Channoufi a critiqué également les conditions de travail peu confortables au sein de l’ARP dans lesquelles travaille sa commission, faisant allusion à l’existence de tiraillements politiques qui nuisent à la mise en place des instances constitutionnelles comme cela été le cas avec la Cour constitutionnelle qui est un échec cuisant de l’ARP. Représentant Mohamed Fadhel Mahfoudh, ministre chargé des Relations avec les Instances constitutionnelles, la société civile et les droits de l’Homme, Amira Riahi a assuré que son département n’a épargné aucun effort pour promulguer les lois nécessaires à la mise en place des instances constitutionnelles. « A cet effet, un comité technique a été installé au sein de ce département pour appuyer le processus de l’instauration de ces instances et coordonner leur travail », a-t-elle expliqué.

Un processus entravé 

Des représentants de la société civile, des enseignants universitaires et des défenseurs des droits humains ont également pris part à cette conférence, ce qui a donné lieu à un grand débat portant notamment sur la lenteur des commissions de l’ARP et les entraves qui font face à la mise en place des instances constitutionnelles et notamment la Cour Constitutionnelle. Et même si la conférence était dédiée en majorité à l’Instance des droits de l’Homme, plusieurs intervenants ont alerté contre ce qu’ils ont appelé « le processus entravé » de la mise en place des différentes instances.  Des candidats, dont les candidatures ont été refusées, se sont également plaints auprès de la commission représentée par son président Naceur Channoufi.

Rappelons-le, le projet de loi organique relatif à la création de l’Instance des droits de l’Homme a été adopté en octobre 2018 à l’unanimité à l’Assemblée des représentants du peuple avec 144 voix pour, 0 contre et 0 abstention.

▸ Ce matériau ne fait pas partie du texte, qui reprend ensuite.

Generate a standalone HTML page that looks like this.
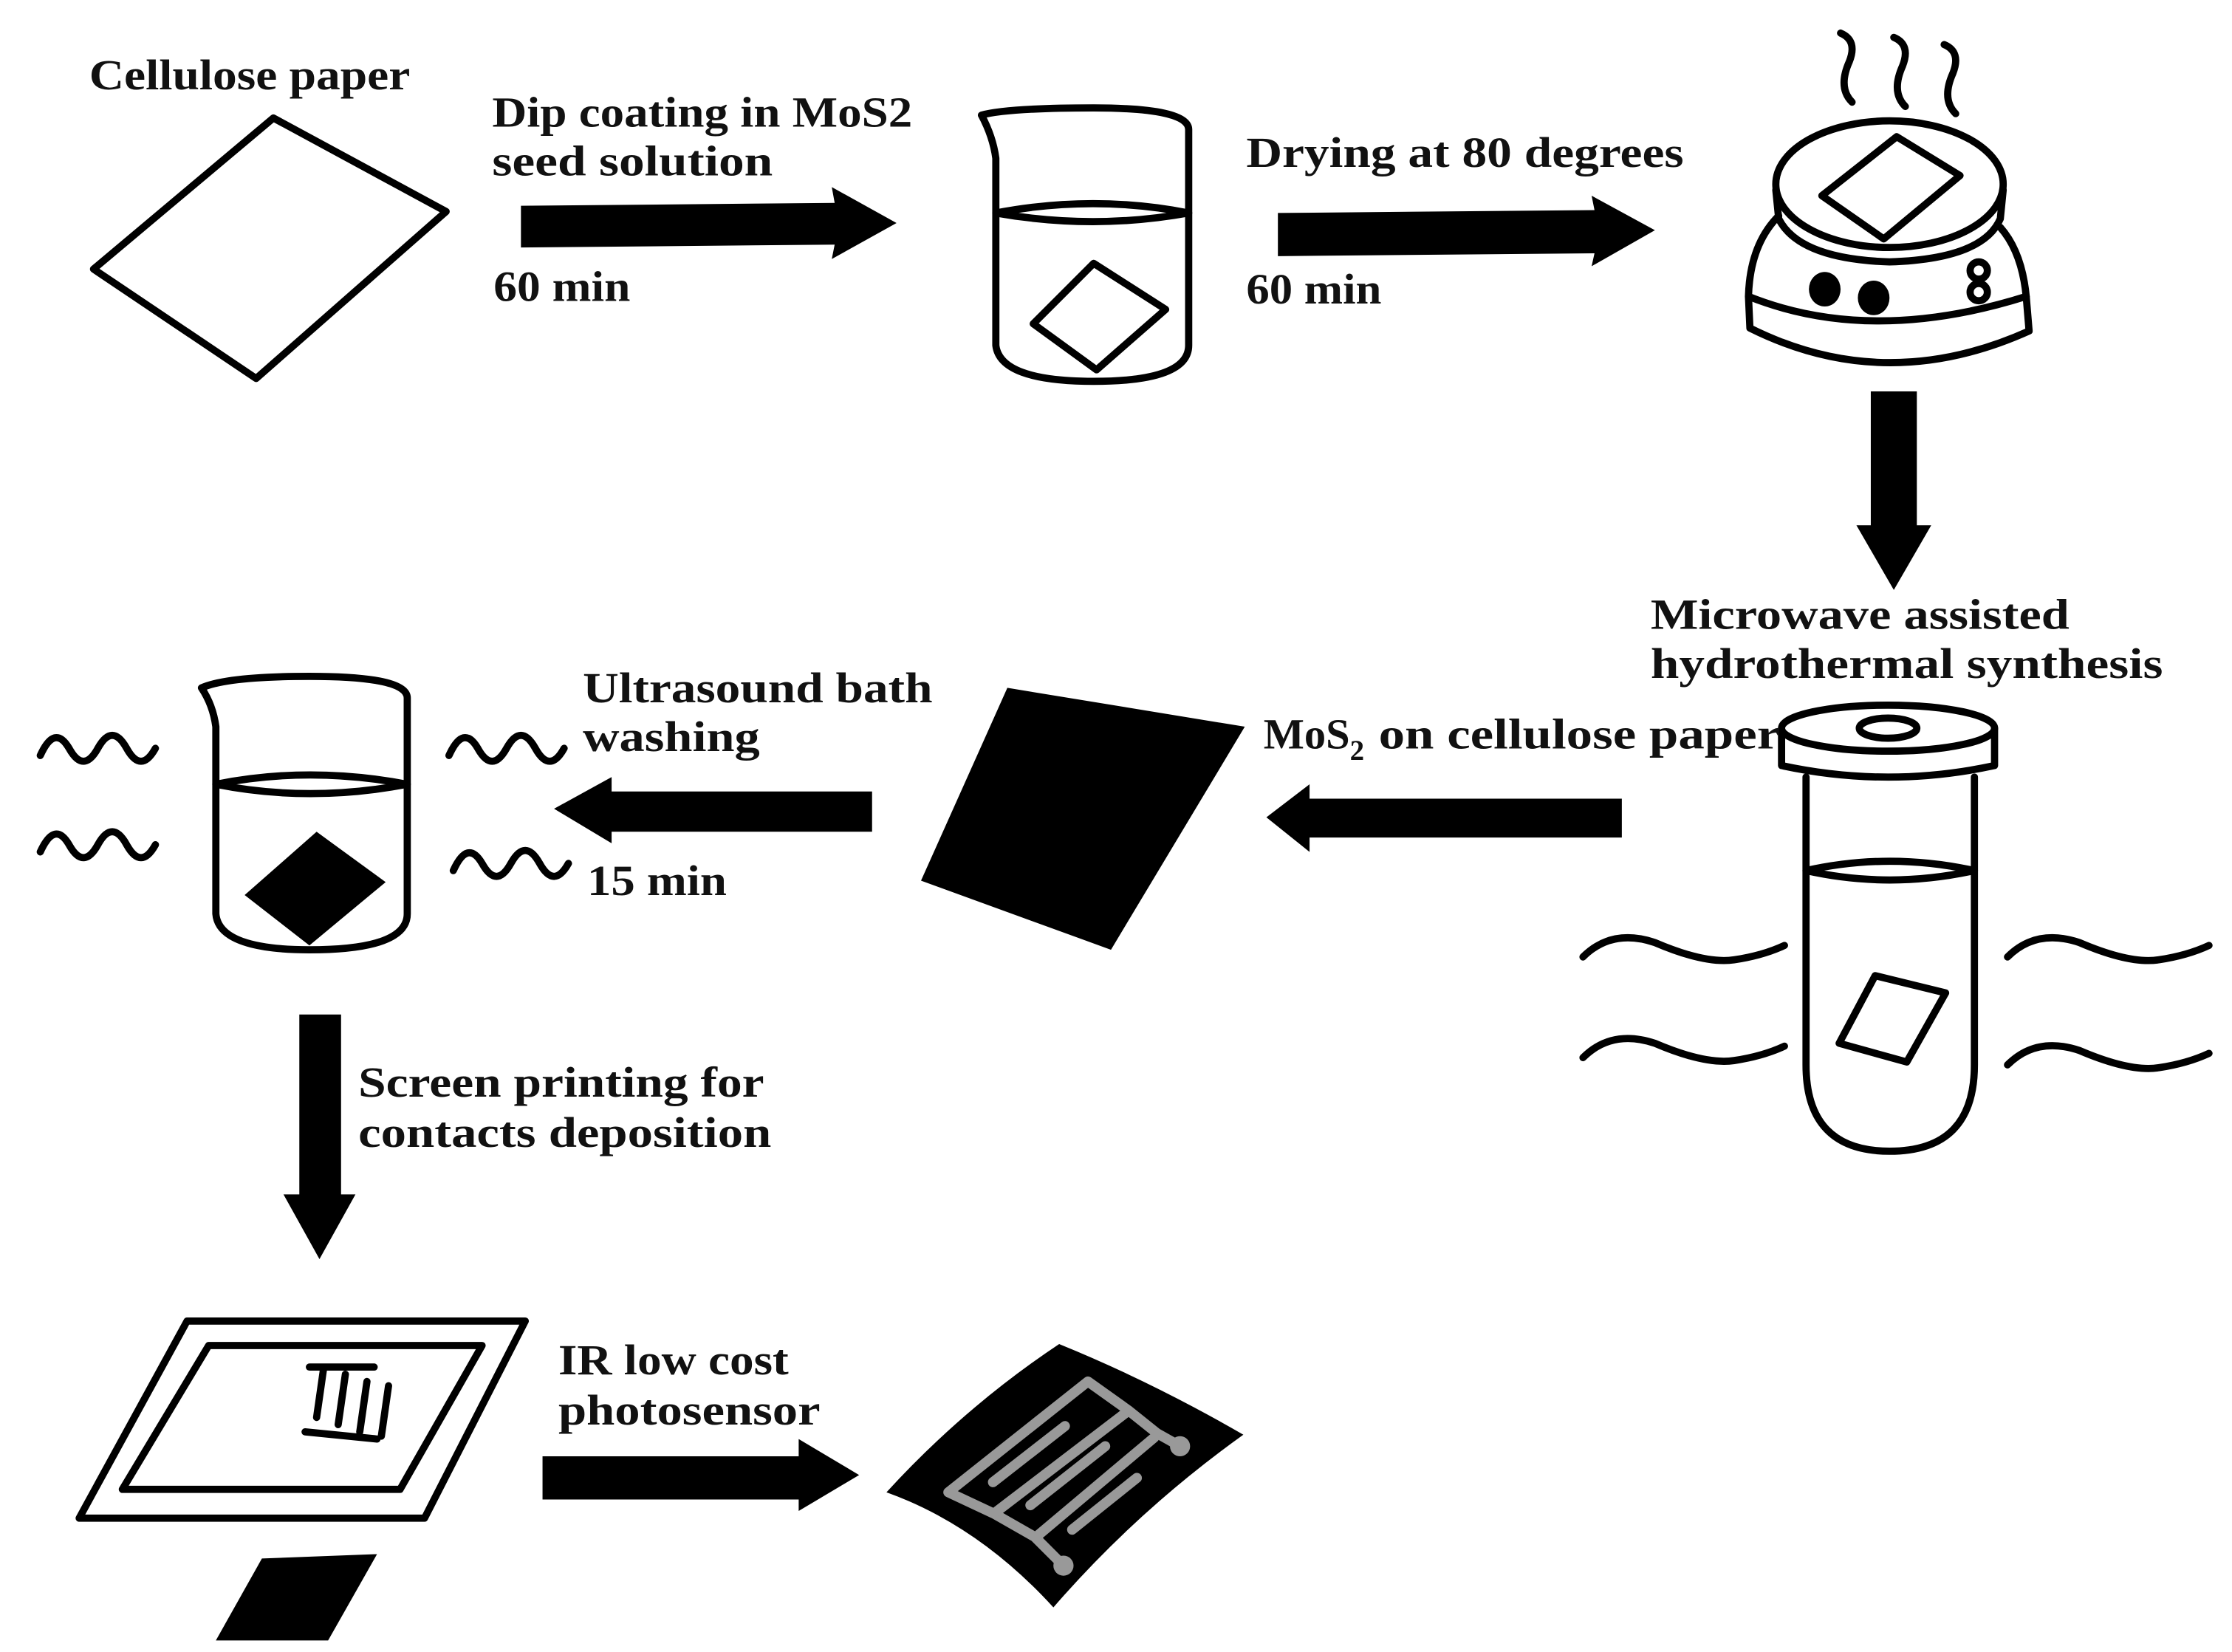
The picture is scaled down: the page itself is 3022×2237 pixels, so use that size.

L’article 128 de la Constitution tunisienne fait ressortir que cette instance devra veiller au respect et à la promotion des libertés et des droits de l’Homme et devra faire des propositions dans le sens du développement du système des droits de l’Homme ».  « L’instance enquête sur les cas de violation des droits de l’Homme en vue de les régler ou de les soumettre aux autorités compétentes. L’instance se compose de personnalités indépendantes et neutres, qui exercent leurs fonctions pendant un seul mandat de six ans », peut-on lire également dans cet article. L’instance peut se saisir elle-même ou peut recevoir des plaintes notamment des personnes ayant été victime de violation des droits de l’Homme ou de toute personne ayant intérêt à agir.

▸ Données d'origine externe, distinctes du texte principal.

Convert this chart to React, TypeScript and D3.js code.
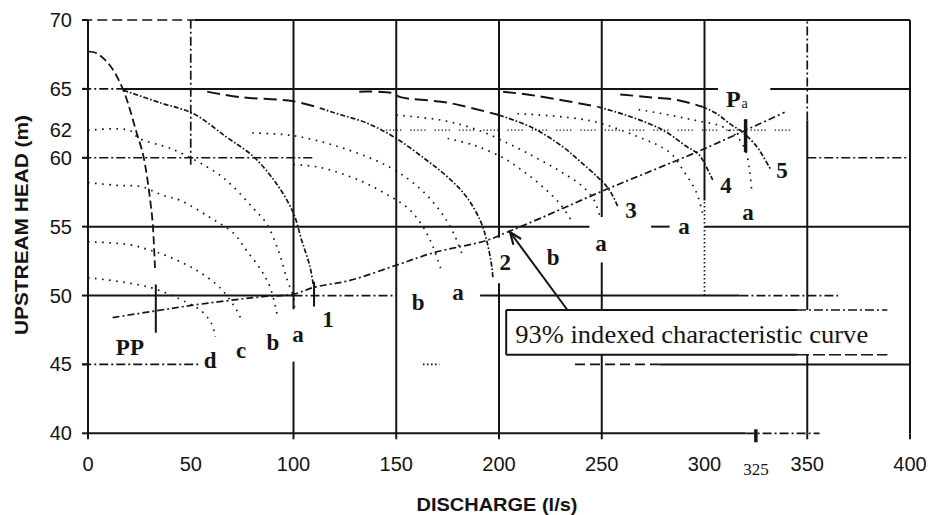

Les candidats, dont la liste finale sera prête prochainement, devront obtenir la majorité des 2/3 en plénière à l’ARP, pour siéger au sein de l’instance. Les membres, une fois élus, bénéficieront de l’immunité durant l’exercice de leurs fonctions, qui  pourra être levée par l’Assemblée des représentants du peuple.

L’installation entravée des instances constitutionnelles est considérée comme étant l’un des principaux échecs du processus démocratique tunisien. Sur cinq instances, à savoir l’instance électorale, l’instance de l’information, l’Instance des droits de l’Homme, l’instance de la bonne gouvernance et de la lutte contre la corruption et l’instance du développement durable et de la protection des droits des générations futures, seule l’Instance supérieure indépendante  pour les élections (Isie) a été mise en place.